Lancaster has several avenues that you may go down to improve your language skills.  The first is the Culture Society.  This society is popular on campus and provides classes in fifteen languages.  Membership to the society is £5, and this includes unlimited access to any of their weekly language classes.  This society is a good starting point for anyone who wants to learn in a more informal setting and to meet people who share their interest in the process.  The society President, Clarisa Chan, told me “[the] society has been running very successful language classes over the past few years”, Clarisa continues: “We’re always welcoming everyone to join our culturally diverse society. All our teachers are lovely student volunteers willing to teach their native language, or just the language they love.”

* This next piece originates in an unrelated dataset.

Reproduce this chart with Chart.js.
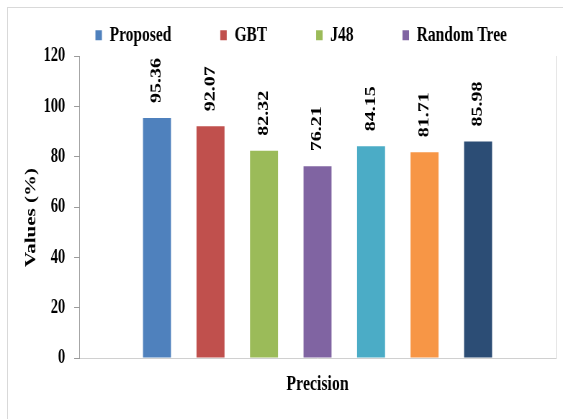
<!DOCTYPE html>
<html>
<head>
<meta charset="utf-8">
<script src="https://cdn.jsdelivr.net/npm/chart.js@4/dist/chart.umd.min.js"></script>
<style>
  html, body { margin: 0; padding: 0; background: #ffffff; overflow: hidden; width: 563px; height: 419px; }
  #frame { position: absolute; left: 7px; top: 7px; width: 600px; height: 430px; border: 1px solid #d9d9d9; box-sizing: border-box; }
  #wrap { position: absolute; left: 0; top: 0; width: 782px; height: 419px; transform-origin: 0 0; }
</style>
</head>
<body>
<div id="frame"></div>
<div id="wrap"><canvas id="chart" width="782" height="419"></canvas></div>
<script>
// Horizontal squeeze of the whole drawing (narrow, tall lettering)
const SQUEEZE = 0.72;

const categories = ['Precision'];
const methods = ['Proposed', 'GBT', 'J48', 'Random Tree', 'Method 5', 'Method 6', 'Method 7'];
const precision = [95.36, 92.07, 82.32, 76.21, 84.15, 81.71, 85.98];
const colors = ['#4F81BD', '#C0504D', '#9BBB59', '#8064A2', '#4BACC6', '#F79646', '#2C4D75'];
const yTicks = { min: 0, max: 120, step: 20 };
const legendCount = 4;

document.getElementById('wrap').style.transform = 'scaleX(' + SQUEEZE + ')';

const serif = '"Liberation Serif", "Times New Roman", serif';

// value written vertically above each bar
const valueLabels = {
  id: 'valueLabels',
  afterDatasetsDraw(chart) {
    const ctx = chart.ctx;
    chart.data.datasets.forEach((ds, i) => {
      const meta = chart.getDatasetMeta(i);
      meta.data.forEach((bar, j) => {
        ctx.save();
        ctx.translate(bar.x, bar.y - 15);
        ctx.rotate(-Math.PI / 2);
        ctx.font = 'bold 20px ' + serif;
        ctx.fillStyle = '#000000';
        ctx.textAlign = 'left';
        ctx.textBaseline = 'middle';
        ctx.fillText(ds.data[j].toFixed(2), 0, 0);
        ctx.restore();
      });
    });
  }
};

// thin line closing the plot area on the right
const plotEdge = {
  id: 'plotEdge',
  beforeDatasetsDraw(chart) {
    const { ctx, chartArea } = chart;
    ctx.save();
    ctx.strokeStyle = '#d9d9d9';
    ctx.lineWidth = 1;
    ctx.beginPath();
    ctx.moveTo(Math.round(chartArea.right) + 0.5, chartArea.top);
    ctx.lineTo(Math.round(chartArea.right) + 0.5, chartArea.bottom);
    ctx.stroke();
    ctx.restore();
  }
};

new Chart(document.getElementById('chart'), {
  type: 'bar',
  data: {
    labels: categories,
    datasets: methods.map((m, i) => ({
      label: m,
      data: [precision[i]],
      backgroundColor: colors[i],
      borderWidth: 0,
      categoryPercentage: 0.786,
      barPercentage: 0.523
    }))
  },
  options: {
    responsive: false,
    devicePixelRatio: 1,
    animation: false,
    layout: { padding: { left: 5, right: 10, top: -43.5, bottom: 9 } },
    plugins: {
      tooltip: { enabled: false },
      legend: {
        position: 'top',
        align: 'end',
        labels: {
          filter: (item) => item.datasetIndex < legendCount,
          boxWidth: 9,
          boxHeight: 10,
          padding: 68,
          color: '#000000',
          font: { family: serif, size: 21.5, weight: 'bold' }
        }
      }
    },
    scales: {
      x: {
        grid: { display: false, drawTicks: false },
        border: { display: true, color: '#d0d0d0' },
        ticks: {
          padding: 12.8,
          color: '#000000',
          font: { family: serif, size: 22, weight: 'bold' }
        }
      },
      y: {
        min: yTicks.min,
        max: yTicks.max,
        grid: { display: true, drawOnChartArea: false, drawTicks: true, tickLength: 7, color: '#9a9a9a' },
        border: { display: true, color: '#9a9a9a' },
        ticks: {
          stepSize: yTicks.step,
          padding: 12.5,
          color: '#000000',
          font: { family: serif, size: 20, weight: 'bold' }
        },
        title: {
          display: true,
          // trailing spaces keep the title a little below the axis middle
          text: 'Values (%)    ',
          color: '#000000',
          padding: { top: 26, bottom: -8.2 },
          font: { family: serif, size: 21, weight: 'bold' }
        }
      }
    }
  },
  plugins: [valueLabels, plotEdge]
});
</script>
</body>
</html>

Another opportunity at Lancaster is hosted by the Confucius Institute, which was opened at Lancaster in 2011.  One of the aims and purposes of the Institute is to offer credit-bearing language classes in Mandarin to students, staff and members of the local community.  The centre is an official HSK test centre for providing Chinese Proficiency Test.  The Institute’s Director, Wei Shen, is a Professor of International Business at LUMS.  Shen told me that learning languages such as Mandarin are “essential for globally minded students to be one step ahead of their peers, as our world of business is now increasingly looking for talents who can demonstrate strong communication skills in a foreign language and ability to work in a culturally diverse environment.” A huge number of 873 million people worldwide speak Chinese as their first language, consequently making these classes a good place to start.  Mandarin has a reputation for being very difficult to learn, but having started taking these classes myself, I have found the lessons to be structured in a way that even if you have no prior experience of learning a language, you will be just fine.

The University has options to suit different learning styles and to teach a variety of languages; the Culture Society and the Confucius Institute are just two examples.  Similarly, if English is a second language to you, there are opportunities on campus to practice and improve your language skills.  For example, the Lingua Anglicus society offers peer to peer conversation practice.  As demonstrated above, many businesses, and banks in particular, are keen to recruit graduates and undergrads who have strong language skills.  In an increasingly globalised economy, these types of abilities have never been more valuable.